NJ: Protective sweep of house for gun inside was unreasonable where defendant was arrested outside

Protective sweep of house for gun inside was unreasonable where defendant was arrested outside. State v. Radel, 2020 N.J. Super. LEXIS 222 (Oct. 20, 2020):

Even though a protective sweep does not have to be “incident to an arrest,” Buie and Davila presuppose that law enforcement officers who believe themselves or others in potential danger would actually be in the premises or location to be swept. In both cases, officers were properly inside the defendant’s home either to execute an arrest warrant or by consent, thus presenting the heightened concern for their safety that the protective-sweep doctrine requires.

This case differs. No one disputes that defendant was outside his home, under arrest, and in handcuffs before police made the decision to enter his home, ostensibly for their protection. Despite this distinguishing fact, the judge found that Davila’s first prong “can be extended to the circumstances of this case” and he then justified that extension by reference to facts he found supportive of the second prong. We reject the judge’s legal analysis.

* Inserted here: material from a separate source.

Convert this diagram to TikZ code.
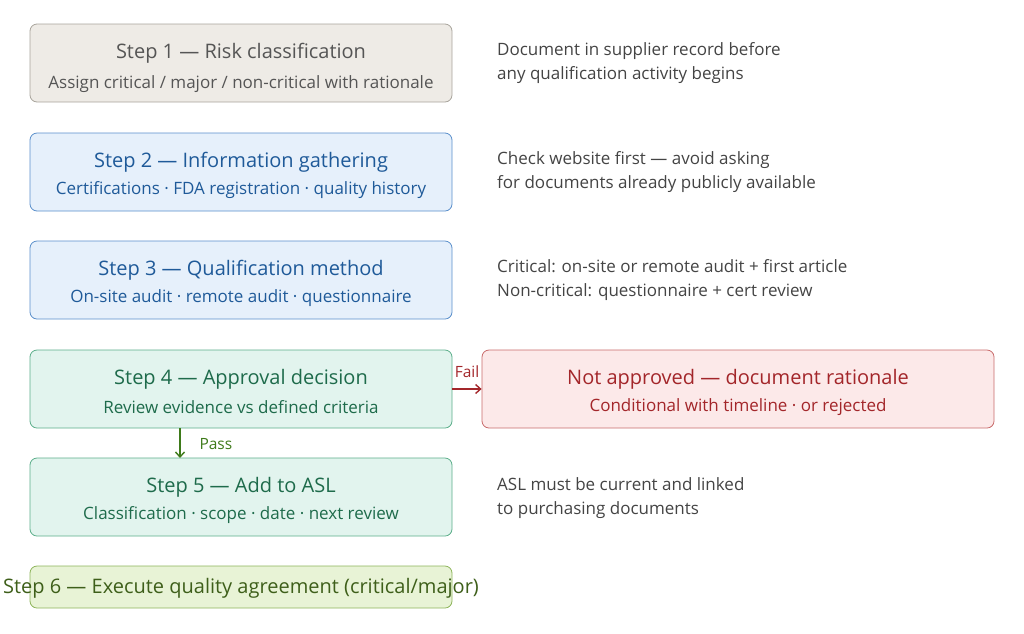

The first prong requires that the officers have a legitimate purpose for being within the private area to be swept. The officers were in the vicinity to either obtain the handgun described in the October 27 forfeiture order or to execute the municipal warrants calling for defendant’s arrest. The October 27 order only directed them to 103 Browertown, not 81 Browertown; it did not explicitly authorize a search of the former, let alone the latter. And, the municipal warrants only provided authority to arrest defendant. Once the arrest was accomplished, the arrest warrants were fulfilled, and the officers had no further legitimate purpose for remaining on the property. See State v. Lane, 393 N.J. Super. 132, 154-55, 157-58 (App. Div. 2007). We, thus, reject the judge’s legal conclusion that the first prong of the Davila test was met.

Even assuming the first prong was satisfied, we conclude that the circumstances offered on the second prong were insufficient to support a permissible protective sweep. In finding that the State sufficiently demonstrated the officers had a reasonable and articulable suspicion that the place to be swept harbored a danger, the judge relied on:

• the forfeiture order;

• one officer’s fleeting observation that someone dressed in blue in the backyard entered the home from the rear a few minutes before defendant, also dressed in blue, exited from the front;

• that same officer heard a “loud bang”;

• two cars were in the driveway; and

• what the judge referred to as defendant’s “contradictory answers to the police.”

We conclude that, whether considered individually or collectively, these circumstances could not support a reasonable and articulable suspicion that both a weapon and at least one other person were inside 81 Browertown and posed a threat to the officers or others.